## WORK INSTRUCTIONS
Reproduce all the lines exactly as they stand, apart from the pictures.

## INFORMATION SUPPLIED
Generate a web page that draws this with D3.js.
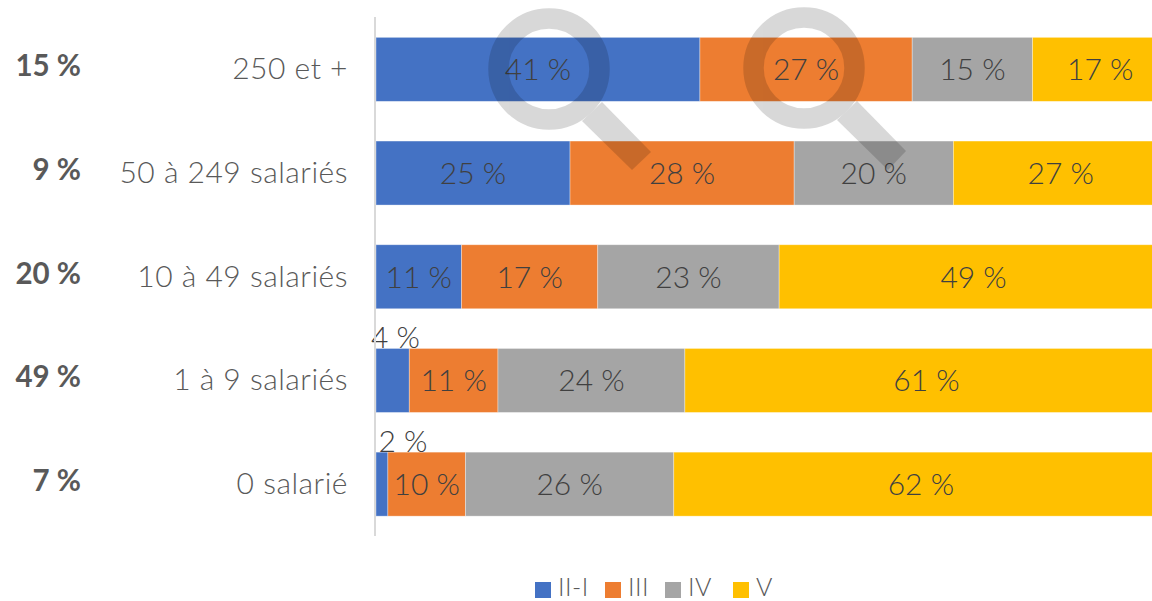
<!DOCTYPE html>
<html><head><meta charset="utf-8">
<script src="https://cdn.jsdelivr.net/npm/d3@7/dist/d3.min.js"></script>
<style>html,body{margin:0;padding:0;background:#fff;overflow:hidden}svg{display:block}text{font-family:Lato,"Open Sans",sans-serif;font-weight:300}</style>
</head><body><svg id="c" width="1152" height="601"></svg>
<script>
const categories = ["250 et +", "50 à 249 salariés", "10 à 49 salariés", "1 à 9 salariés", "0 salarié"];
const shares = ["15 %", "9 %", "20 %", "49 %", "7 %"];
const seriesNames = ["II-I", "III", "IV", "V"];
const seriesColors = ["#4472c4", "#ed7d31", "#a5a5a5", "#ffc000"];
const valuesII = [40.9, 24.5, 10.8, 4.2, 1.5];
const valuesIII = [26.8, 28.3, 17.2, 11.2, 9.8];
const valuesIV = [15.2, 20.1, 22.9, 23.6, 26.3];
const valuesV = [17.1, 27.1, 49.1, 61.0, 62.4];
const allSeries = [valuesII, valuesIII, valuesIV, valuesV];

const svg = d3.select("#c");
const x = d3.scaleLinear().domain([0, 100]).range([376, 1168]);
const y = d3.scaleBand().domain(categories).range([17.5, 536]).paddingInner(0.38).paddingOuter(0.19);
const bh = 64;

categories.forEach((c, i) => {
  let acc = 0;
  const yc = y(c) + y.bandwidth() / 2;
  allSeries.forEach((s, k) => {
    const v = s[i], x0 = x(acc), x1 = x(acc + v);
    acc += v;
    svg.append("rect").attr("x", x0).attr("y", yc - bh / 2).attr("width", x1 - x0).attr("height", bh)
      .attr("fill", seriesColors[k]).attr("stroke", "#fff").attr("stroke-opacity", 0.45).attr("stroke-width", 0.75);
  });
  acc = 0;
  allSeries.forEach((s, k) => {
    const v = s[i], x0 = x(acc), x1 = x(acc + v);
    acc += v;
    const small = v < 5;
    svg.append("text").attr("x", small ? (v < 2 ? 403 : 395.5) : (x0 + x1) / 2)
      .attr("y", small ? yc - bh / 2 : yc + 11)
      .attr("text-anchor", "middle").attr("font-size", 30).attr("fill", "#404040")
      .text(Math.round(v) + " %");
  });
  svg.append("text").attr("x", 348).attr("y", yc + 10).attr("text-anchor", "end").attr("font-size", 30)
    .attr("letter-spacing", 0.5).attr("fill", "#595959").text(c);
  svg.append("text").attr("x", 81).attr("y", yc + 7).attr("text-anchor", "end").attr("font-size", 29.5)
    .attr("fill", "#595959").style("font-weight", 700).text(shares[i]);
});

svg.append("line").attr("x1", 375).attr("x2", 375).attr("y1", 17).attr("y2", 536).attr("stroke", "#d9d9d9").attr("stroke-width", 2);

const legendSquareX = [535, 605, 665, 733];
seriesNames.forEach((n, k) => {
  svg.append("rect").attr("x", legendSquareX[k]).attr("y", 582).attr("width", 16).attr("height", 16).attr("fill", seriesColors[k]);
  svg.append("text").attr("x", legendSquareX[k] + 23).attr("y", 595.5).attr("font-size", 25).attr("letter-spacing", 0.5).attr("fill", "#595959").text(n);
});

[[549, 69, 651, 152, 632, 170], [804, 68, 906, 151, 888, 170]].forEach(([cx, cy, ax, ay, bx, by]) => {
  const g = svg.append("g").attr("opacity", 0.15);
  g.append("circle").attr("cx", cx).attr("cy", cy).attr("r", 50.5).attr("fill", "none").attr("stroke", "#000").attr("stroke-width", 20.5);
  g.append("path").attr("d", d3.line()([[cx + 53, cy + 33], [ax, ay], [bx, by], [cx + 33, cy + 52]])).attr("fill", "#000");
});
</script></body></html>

## WRITTEN RESPONSE
Generate a web page that draws this with D3.js.
<!DOCTYPE html>
<html><head><meta charset="utf-8">
<script src="https://cdn.jsdelivr.net/npm/d3@7/dist/d3.min.js"></script>
<style>html,body{margin:0;padding:0;background:#fff;overflow:hidden}svg{display:block}text{font-family:Lato,"Open Sans",sans-serif;font-weight:300}</style>
</head><body><svg id="c" width="1152" height="601"></svg>
<script>
const categories = ["250 et +", "50 à 249 salariés", "10 à 49 salariés", "1 à 9 salariés", "0 salarié"];
const shares = ["15 %", "9 %", "20 %", "49 %", "7 %"];
const seriesNames = ["II-I", "III", "IV", "V"];
const seriesColors = ["#4472c4", "#ed7d31", "#a5a5a5", "#ffc000"];
const valuesII = [40.9, 24.5, 10.8, 4.2, 1.5];
const valuesIII = [26.8, 28.3, 17.2, 11.2, 9.8];
const valuesIV = [15.2, 20.1, 22.9, 23.6, 26.3];
const valuesV = [17.1, 27.1, 49.1, 61.0, 62.4];
const allSeries = [valuesII, valuesIII, valuesIV, valuesV];

const svg = d3.select("#c");
const x = d3.scaleLinear().domain([0, 100]).range([376, 1168]);
const y = d3.scaleBand().domain(categories).range([17.5, 536]).paddingInner(0.38).paddingOuter(0.19);
const bh = 64;

categories.forEach((c, i) => {
  let acc = 0;
  const yc = y(c) + y.bandwidth() / 2;
  allSeries.forEach((s, k) => {
    const v = s[i], x0 = x(acc), x1 = x(acc + v);
    acc += v;
    svg.append("rect").attr("x", x0).attr("y", yc - bh / 2).attr("width", x1 - x0).attr("height", bh)
      .attr("fill", seriesColors[k]).attr("stroke", "#fff").attr("stroke-opacity", 0.45).attr("stroke-width", 0.75);
  });
  acc = 0;
  allSeries.forEach((s, k) => {
    const v = s[i], x0 = x(acc), x1 = x(acc + v);
    acc += v;
    const small = v < 5;
    svg.append("text").attr("x", small ? (v < 2 ? 403 : 395.5) : (x0 + x1) / 2)
      .attr("y", small ? yc - bh / 2 : yc + 11)
      .attr("text-anchor", "middle").attr("font-size", 30).attr("fill", "#404040")
      .text(Math.round(v) + " %");
  });
  svg.append("text").attr("x", 348).attr("y", yc + 10).attr("text-anchor", "end").attr("font-size", 30)
    .attr("letter-spacing", 0.5).attr("fill", "#595959").text(c);
  svg.append("text").attr("x", 81).attr("y", yc + 7).attr("text-anchor", "end").attr("font-size", 29.5)
    .attr("fill", "#595959").style("font-weight", 700).text(shares[i]);
});

svg.append("line").attr("x1", 375).attr("x2", 375).attr("y1", 17).attr("y2", 536).attr("stroke", "#d9d9d9").attr("stroke-width", 2);

const legendSquareX = [535, 605, 665, 733];
seriesNames.forEach((n, k) => {
  svg.append("rect").attr("x", legendSquareX[k]).attr("y", 582).attr("width", 16).attr("height", 16).attr("fill", seriesColors[k]);
  svg.append("text").attr("x", legendSquareX[k] + 23).attr("y", 595.5).attr("font-size", 25).attr("letter-spacing", 0.5).attr("fill", "#595959").text(n);
});

[[549, 69, 651, 152, 632, 170], [804, 68, 906, 151, 888, 170]].forEach(([cx, cy, ax, ay, bx, by]) => {
  const g = svg.append("g").attr("opacity", 0.15);
  g.append("circle").attr("cx", cx).attr("cy", cy).attr("r", 50.5).attr("fill", "none").attr("stroke", "#000").attr("stroke-width", 20.5);
  g.append("path").attr("d", d3.line()([[cx + 53, cy + 33], [ax, ay], [bx, by], [cx + 33, cy + 52]])).attr("fill", "#000");
});
</script></body></html>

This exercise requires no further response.